# Start of DATA
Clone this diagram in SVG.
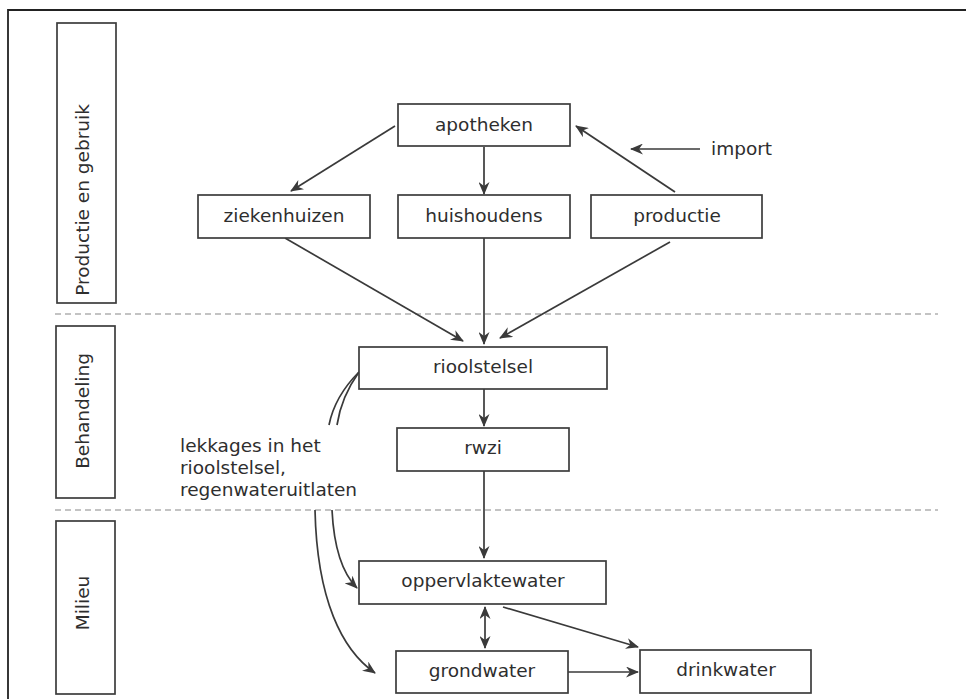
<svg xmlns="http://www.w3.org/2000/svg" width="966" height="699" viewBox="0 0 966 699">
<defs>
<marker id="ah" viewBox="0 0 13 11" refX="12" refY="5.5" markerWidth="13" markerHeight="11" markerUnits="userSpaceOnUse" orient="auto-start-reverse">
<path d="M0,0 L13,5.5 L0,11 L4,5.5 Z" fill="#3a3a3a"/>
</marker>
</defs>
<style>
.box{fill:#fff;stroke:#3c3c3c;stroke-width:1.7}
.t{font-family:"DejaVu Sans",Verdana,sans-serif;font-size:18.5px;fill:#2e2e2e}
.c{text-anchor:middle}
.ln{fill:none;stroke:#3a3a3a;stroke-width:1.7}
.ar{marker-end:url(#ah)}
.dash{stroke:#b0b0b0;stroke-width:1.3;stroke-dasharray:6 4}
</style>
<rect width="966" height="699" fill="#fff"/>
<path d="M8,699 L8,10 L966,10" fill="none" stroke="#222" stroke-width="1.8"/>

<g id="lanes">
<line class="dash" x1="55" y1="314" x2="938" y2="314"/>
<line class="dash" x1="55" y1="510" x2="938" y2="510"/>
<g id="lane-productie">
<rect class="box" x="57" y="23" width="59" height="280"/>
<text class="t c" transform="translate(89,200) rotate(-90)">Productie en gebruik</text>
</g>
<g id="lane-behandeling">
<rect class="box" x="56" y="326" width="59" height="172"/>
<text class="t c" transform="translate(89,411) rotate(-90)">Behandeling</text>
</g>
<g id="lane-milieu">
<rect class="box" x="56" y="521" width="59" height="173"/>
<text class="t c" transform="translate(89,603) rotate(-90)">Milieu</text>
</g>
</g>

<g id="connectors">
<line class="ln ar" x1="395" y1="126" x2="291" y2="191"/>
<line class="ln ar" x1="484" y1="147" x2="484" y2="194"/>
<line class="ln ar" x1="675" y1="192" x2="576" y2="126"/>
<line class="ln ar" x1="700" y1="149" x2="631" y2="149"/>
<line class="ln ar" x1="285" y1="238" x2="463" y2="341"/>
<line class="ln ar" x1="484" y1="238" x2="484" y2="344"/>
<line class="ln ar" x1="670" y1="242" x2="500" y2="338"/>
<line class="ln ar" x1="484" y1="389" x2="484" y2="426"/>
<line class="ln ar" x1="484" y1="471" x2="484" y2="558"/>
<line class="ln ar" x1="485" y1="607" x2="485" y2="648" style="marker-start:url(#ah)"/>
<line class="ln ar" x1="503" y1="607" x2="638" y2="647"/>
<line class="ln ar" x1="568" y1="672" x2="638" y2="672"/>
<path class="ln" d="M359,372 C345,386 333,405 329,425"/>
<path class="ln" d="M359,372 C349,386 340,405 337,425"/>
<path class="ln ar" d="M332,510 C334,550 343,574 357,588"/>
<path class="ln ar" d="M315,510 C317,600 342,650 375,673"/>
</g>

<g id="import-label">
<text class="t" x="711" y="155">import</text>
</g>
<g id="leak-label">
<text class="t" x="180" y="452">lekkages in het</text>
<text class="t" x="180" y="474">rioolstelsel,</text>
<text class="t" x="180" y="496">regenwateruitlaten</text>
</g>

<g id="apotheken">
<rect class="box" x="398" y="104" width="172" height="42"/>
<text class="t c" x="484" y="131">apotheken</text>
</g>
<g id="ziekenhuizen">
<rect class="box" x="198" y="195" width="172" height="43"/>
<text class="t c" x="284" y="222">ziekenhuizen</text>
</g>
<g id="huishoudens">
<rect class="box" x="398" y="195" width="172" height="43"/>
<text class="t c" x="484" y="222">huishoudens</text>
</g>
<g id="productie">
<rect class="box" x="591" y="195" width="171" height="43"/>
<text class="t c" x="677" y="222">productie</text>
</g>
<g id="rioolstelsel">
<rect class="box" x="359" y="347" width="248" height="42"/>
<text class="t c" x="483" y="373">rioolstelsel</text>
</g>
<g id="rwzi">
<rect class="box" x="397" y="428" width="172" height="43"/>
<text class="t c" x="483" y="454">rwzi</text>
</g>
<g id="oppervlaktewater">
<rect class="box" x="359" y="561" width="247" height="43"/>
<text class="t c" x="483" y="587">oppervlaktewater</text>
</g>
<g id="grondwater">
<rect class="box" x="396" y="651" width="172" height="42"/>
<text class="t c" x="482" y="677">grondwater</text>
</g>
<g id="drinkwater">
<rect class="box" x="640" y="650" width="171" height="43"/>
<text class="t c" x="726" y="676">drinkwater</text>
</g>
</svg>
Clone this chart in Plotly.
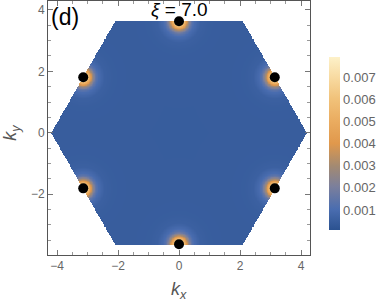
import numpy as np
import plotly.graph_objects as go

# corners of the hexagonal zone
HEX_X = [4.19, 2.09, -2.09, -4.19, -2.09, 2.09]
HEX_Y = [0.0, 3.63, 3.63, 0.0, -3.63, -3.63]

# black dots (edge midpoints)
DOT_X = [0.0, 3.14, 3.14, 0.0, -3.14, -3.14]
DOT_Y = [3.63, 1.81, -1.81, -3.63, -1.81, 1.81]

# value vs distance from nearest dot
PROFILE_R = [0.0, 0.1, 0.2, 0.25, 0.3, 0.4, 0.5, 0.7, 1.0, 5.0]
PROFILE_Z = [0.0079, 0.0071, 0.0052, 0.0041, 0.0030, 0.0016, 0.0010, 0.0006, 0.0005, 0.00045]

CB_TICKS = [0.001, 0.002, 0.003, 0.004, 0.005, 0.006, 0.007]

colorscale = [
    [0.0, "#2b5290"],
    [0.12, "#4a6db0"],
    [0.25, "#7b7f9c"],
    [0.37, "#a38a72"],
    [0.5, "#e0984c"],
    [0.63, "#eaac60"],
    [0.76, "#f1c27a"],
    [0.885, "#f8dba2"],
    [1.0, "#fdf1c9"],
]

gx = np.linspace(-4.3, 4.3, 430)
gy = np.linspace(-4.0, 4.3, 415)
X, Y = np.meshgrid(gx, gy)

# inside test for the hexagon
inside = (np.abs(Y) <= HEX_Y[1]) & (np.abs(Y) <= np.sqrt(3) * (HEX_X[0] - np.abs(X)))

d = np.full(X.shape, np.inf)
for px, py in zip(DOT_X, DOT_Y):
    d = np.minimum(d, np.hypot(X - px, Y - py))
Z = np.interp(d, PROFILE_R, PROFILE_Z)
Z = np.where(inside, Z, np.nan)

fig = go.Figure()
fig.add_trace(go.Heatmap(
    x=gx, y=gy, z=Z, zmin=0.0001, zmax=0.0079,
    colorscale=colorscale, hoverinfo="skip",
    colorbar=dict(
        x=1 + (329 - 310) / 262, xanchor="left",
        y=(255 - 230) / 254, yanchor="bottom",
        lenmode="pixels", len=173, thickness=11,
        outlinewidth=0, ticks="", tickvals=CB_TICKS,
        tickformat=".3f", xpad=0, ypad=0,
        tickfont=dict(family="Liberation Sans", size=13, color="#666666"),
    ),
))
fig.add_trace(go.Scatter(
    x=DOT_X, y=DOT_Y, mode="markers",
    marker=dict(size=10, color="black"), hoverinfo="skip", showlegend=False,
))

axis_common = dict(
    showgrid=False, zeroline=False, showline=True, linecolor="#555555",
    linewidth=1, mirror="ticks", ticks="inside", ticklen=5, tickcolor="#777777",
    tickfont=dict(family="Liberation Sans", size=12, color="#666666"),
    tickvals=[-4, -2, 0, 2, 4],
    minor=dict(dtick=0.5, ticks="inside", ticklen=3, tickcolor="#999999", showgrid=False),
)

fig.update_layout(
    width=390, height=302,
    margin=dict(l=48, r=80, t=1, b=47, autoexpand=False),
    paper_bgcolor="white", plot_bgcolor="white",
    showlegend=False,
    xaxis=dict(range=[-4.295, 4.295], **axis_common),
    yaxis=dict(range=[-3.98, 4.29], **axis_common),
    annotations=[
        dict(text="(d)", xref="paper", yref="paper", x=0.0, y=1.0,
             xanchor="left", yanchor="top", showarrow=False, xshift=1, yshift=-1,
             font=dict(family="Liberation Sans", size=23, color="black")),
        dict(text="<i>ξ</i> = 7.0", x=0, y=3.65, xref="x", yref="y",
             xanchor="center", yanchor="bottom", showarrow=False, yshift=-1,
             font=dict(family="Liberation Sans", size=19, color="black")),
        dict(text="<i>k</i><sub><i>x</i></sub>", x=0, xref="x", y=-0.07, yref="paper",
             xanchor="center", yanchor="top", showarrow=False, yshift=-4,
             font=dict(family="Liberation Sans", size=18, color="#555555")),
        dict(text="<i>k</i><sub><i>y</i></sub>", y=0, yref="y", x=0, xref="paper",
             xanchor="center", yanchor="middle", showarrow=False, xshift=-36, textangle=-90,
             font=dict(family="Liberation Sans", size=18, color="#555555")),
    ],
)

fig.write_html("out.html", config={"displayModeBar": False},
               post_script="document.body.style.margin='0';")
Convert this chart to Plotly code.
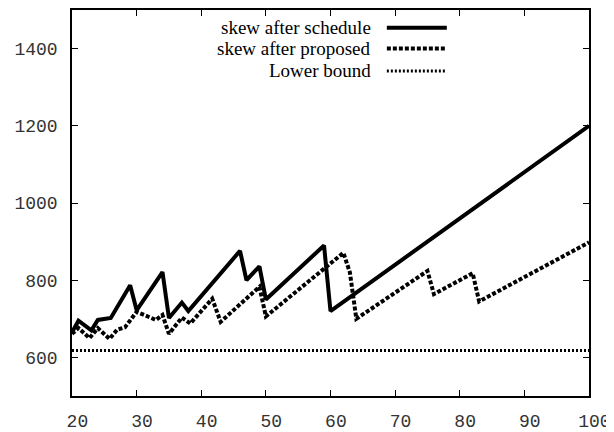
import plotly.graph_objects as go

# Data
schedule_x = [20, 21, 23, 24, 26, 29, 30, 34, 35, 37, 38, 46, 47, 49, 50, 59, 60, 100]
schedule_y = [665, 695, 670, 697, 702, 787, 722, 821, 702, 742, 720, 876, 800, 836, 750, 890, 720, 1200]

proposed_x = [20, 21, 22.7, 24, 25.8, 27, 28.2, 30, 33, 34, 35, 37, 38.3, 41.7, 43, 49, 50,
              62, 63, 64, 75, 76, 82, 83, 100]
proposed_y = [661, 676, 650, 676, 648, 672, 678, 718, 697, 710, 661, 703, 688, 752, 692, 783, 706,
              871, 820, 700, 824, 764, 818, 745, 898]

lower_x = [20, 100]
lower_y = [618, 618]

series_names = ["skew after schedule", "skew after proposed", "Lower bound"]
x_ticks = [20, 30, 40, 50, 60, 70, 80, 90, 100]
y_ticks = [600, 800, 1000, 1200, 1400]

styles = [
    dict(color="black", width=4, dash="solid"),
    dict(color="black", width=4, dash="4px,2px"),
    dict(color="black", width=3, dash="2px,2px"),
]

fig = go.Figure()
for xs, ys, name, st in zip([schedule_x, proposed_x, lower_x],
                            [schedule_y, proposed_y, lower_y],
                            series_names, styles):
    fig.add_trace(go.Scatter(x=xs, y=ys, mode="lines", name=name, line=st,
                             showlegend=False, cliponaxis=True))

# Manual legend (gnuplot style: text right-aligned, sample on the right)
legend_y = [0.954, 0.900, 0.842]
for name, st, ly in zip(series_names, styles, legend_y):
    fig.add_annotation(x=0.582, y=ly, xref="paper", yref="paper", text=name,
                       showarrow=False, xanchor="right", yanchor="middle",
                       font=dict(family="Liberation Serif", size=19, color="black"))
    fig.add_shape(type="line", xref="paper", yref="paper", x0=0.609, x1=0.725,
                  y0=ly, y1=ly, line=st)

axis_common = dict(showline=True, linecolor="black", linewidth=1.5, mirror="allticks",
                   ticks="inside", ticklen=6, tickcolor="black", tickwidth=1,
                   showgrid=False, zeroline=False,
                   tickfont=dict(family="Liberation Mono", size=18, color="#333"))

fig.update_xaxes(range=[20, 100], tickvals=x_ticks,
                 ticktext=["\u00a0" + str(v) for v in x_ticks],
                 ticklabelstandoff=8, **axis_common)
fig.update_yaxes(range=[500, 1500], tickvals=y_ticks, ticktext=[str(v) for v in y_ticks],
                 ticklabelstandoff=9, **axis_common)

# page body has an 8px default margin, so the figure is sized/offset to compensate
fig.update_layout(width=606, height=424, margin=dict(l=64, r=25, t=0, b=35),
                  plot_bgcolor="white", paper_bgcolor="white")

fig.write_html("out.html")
# End of DATA
## WORK TO COMPLETE
Above are records with pictures. Reproduce exactly only the lines from the line with "Clone this chart in Plotly." through the line with "X, Y = np.meshgrid(gx, gy)", both ends included, and leave the pictures out.

## FULL RESPONSE
Clone this chart in Plotly.
import numpy as np
import plotly.graph_objects as go

# corners of the hexagonal zone
HEX_X = [4.19, 2.09, -2.09, -4.19, -2.09, 2.09]
HEX_Y = [0.0, 3.63, 3.63, 0.0, -3.63, -3.63]

# black dots (edge midpoints)
DOT_X = [0.0, 3.14, 3.14, 0.0, -3.14, -3.14]
DOT_Y = [3.63, 1.81, -1.81, -3.63, -1.81, 1.81]

# value vs distance from nearest dot
PROFILE_R = [0.0, 0.1, 0.2, 0.25, 0.3, 0.4, 0.5, 0.7, 1.0, 5.0]
PROFILE_Z = [0.0079, 0.0071, 0.0052, 0.0041, 0.0030, 0.0016, 0.0010, 0.0006, 0.0005, 0.00045]

CB_TICKS = [0.001, 0.002, 0.003, 0.004, 0.005, 0.006, 0.007]

colorscale = [
    [0.0, "#2b5290"],
    [0.12, "#4a6db0"],
    [0.25, "#7b7f9c"],
    [0.37, "#a38a72"],
    [0.5, "#e0984c"],
    [0.63, "#eaac60"],
    [0.76, "#f1c27a"],
    [0.885, "#f8dba2"],
    [1.0, "#fdf1c9"],
]

gx = np.linspace(-4.3, 4.3, 430)
gy = np.linspace(-4.0, 4.3, 415)
X, Y = np.meshgrid(gx, gy)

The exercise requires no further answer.